墨孤羽听得心惊肉跳,想起上次夏天歌来墨韵吃饭,被林乐珊一阵挖苦,也是当场就愤而退席,让他有口难辨,他顿时有些理解杜墨了。
“你妈的话,并不是你的本意,天歌是个善解人意的女人,给她好好解释,她会理解的。”
杜墨一阵苦笑,“我拼命努力过,可她根本就不给我任何解释的机会,现在我只能听天由命了。我妈希望我换个工作环境,可是,她现在身处险境,我不能扔下她不管。”
墨孤羽不解,“天歌有危险?”
“你知道天歌为什么会出车祸吗?”
“那事不是已经有结论,是意外吗?”
“根本不是意外,有人在天歌的被子里和床垫下洒满了铅粉,天歌身体中毒,神智不清,才会出车祸。”
“这么大的事情,为什么不报警?”
杜墨陷入到对往事的回忆中,“这事太过复杂,三言两语根本就没办法说清楚。大年三十那天,我在她的房间发现了铅粉,第二天,所有证物全部被人销毁,所以,我跟天歌只好马上转移到省城。”
墨孤羽责备地说,“你瞒得我好苦,如果你们告诉我,我岂能袖手旁观。”
“对不起,墨羽。”杜墨诚恳地说,“当时情况紧急,我们不敢告诉任何人我们的行踪。我们隐姓埋名地到省城一家医院治病疗伤。饶是如此,还是差点被人发现。当时,追杀我们的人一天到医院病房搜寻几次,我跟天歌妆扮成一对农夫和农妇才侥幸逃过一劫。”
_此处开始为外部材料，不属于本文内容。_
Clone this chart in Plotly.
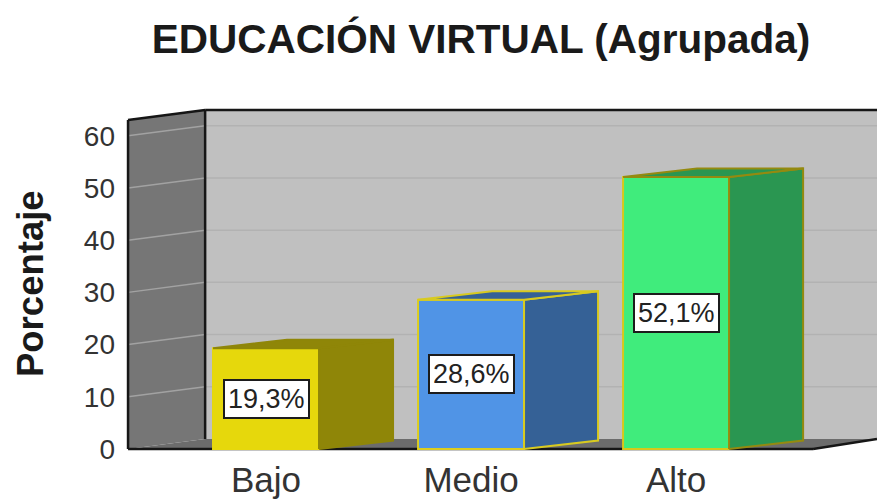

墨孤羽勃然大怒,“谁这么胆大,光天化日之下,竟敢公然追杀到省城医院。”
杜墨幽幽地看着远方,“敌暗我明,没有证据,光凭推断是无法给人定罪的。所以,不管天歌对我的态度如何,只要背后那双黑手不揪出来,我就不会离开她。”
“对不起,杜墨,我误会你了。”墨孤羽有些动情,慨然说,“看得出来,你对天歌是真心的。把她交给你,我就彻底放心了。依你的身手和智慧,我相信你能护她周全。有事吱一声,我愿意助你们一臂之力。”